But that’s not as easy as it sounds—literally—because it’s hard to anchor a floating microphone without creating background noise. “Moorings are typically made from chain, so they clank a lot,” says Mark Baumgartner, whale ecologist and senior scientist at the Woods Hole Oceanographic Institution, who helped develop the technology. “And that’s not really good when you’re trying to hear animals that are many miles away making sounds.” So Baumgartner and his colleagues made the first 100 feet of mooring out of a rubbery “stretch hose.” When the buoy bobs on waves and tugs on the mooring, that stretchy bit coming off the instrument stays silent, allowing the hydrophone to listen for whales undisturbed.
Transmitting the data is another hurdle: Audio files take up a lot of space, and the connection that sends them from the buoy to a satellite to Baumgartner’s lab is maddeningly slow. Like, worse than 1X, the primitive cell phone technology, and way worse than LTE or 3G. “You have to squeeze them through this tiny, tiny, slow, really expensive data pipe to get home,” says Baumgartner. “And so one way around that problem is to not send the audio home, but to send representations of the audio home.”

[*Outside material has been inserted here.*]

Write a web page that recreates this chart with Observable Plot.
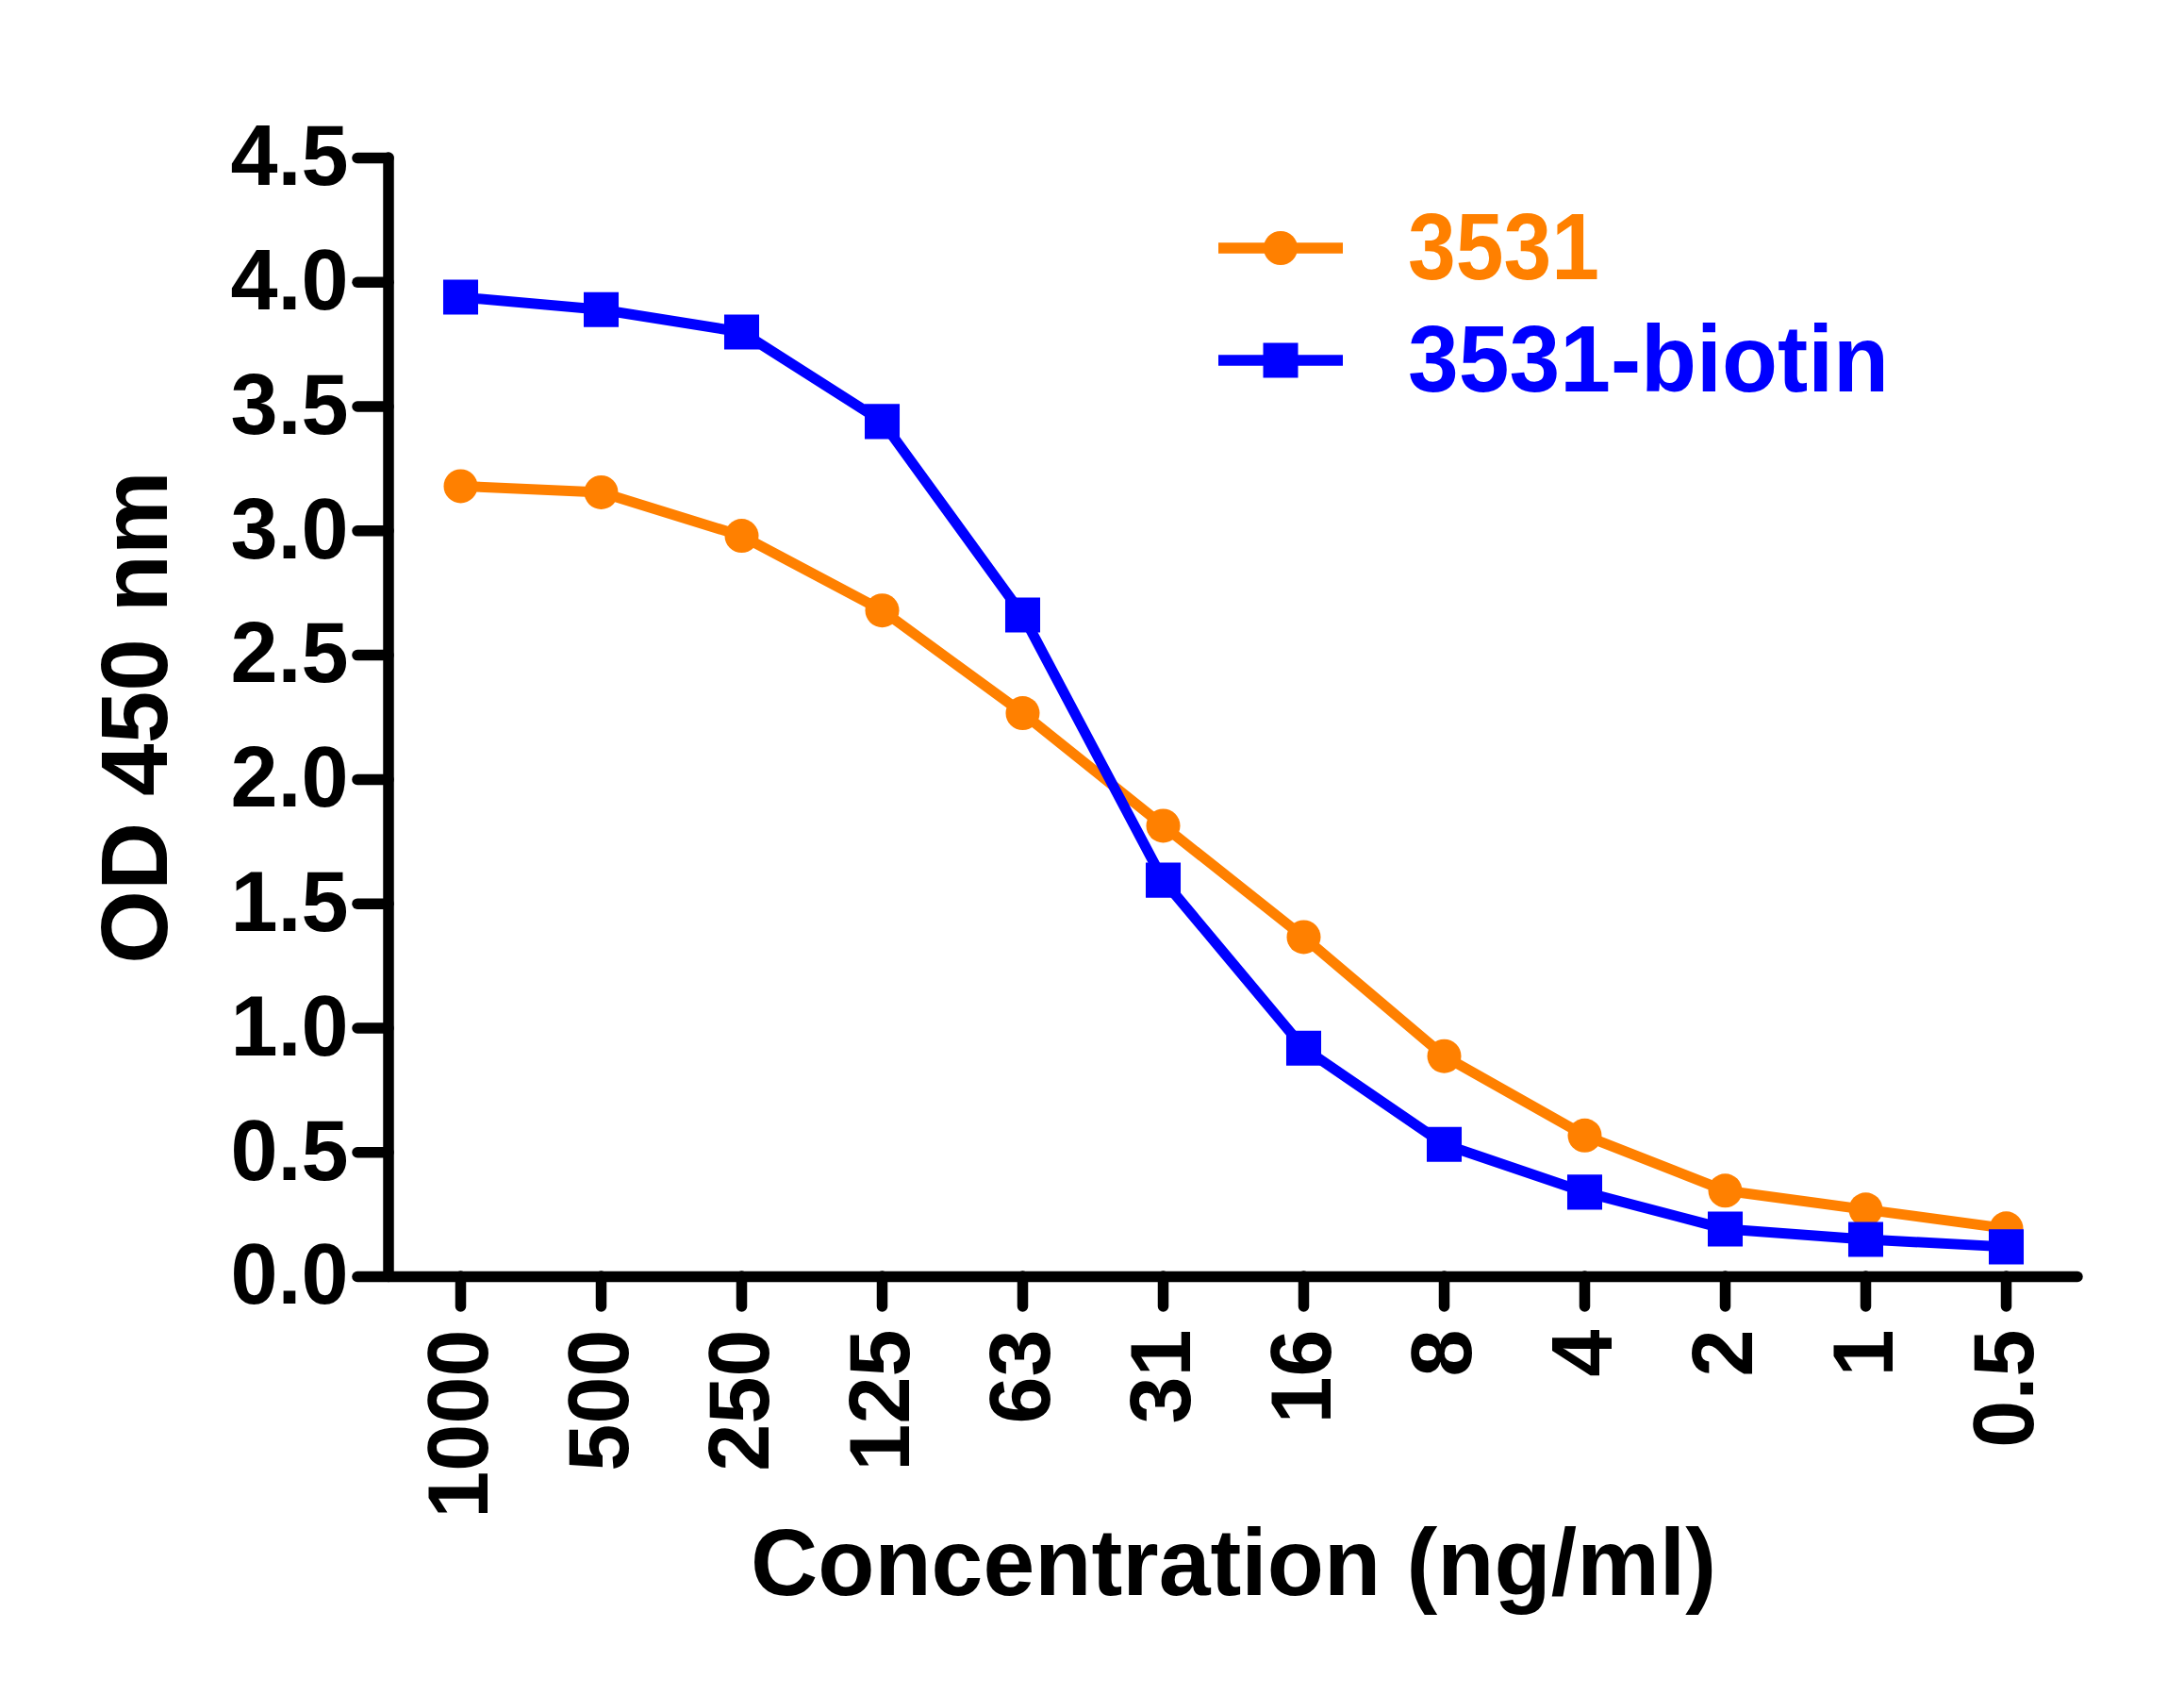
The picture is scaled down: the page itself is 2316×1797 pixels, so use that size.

Think about sheet music: The notes and other symbols are a distillation of the extremely complex sounds of the orchestra, but musicians can still read and play them. “It faithfully captures sound, if you know what you’re looking at, but it doesn’t actually contain the sound,” Baumgartner says. “This instrument does exactly that—it almost deconstructs the sounds into musical notes.”
They call these representations “pitch tracks,” which document the changes in the sounds the hydrophone is detecting, creating a sort of sheet music for whale song. A small computer in the instrument contains a database of whale calls, so it can take an educated guess at which species it might be hearing. But the instrument doesn’t make the final interpretation. “We have an analyst who, like the musician, can look at those pitch tracks and interpret what sounds are there,” Baumgartner says. And the analyst is damn good at it, nailing just about 100 percent of the species identifications during tests as the team evaluated their instrument in the real world.
But why not just fully automate the system and let the instrument do all the identifying? Because it’ll tally a lot of false positives by counting other noises as whale calls, Baumgartner says, and that’s unacceptable given what’s at stake: voluntary buy-in from the shipping industry. If you’ve got a lot of false alarms, and ships have to keep slowing for whales that aren’t there, you’re not doing the animals or the boat captains any service—crying whale instead of crying wolf.
“When the stakes are high, you want to be really careful,” Baumgartner says. “Like the systems, for instance, that I imagine the Air Force has for detecting incoming nuclear bombs. You probably don’t want to have a fully automated system, because if they did it wrong, there are big consequences. And so if you’re using a system to regulate interactions between an industry and an endangered species, automation is great, but I think accuracy might be more important than expediency or cost.”
So in addition to working with a dedicated whale listener, the Whale Safe team also relies on trained observers on whale watch and tourism boats off the coast of Southern California, who detect cetaceans the old-fashioned way and log them in a mobile app. The Whale Safe oceanographic modeling uses sea temperatures and other data to predict where whales’ favorite food, tiny crustaceans known as krill, are likely to show up. This is another data point that helps them tell cargo ships which spots whales may frequent. “So the acoustic data, the sightings, and the model data are integrated into the Whale Safe platform and then communicated out to the shipping industry and to government to help drive better decisionmaking to try to reduce the risk of ship strikes,” says Visalli, of the Benioff Ocean Initiative.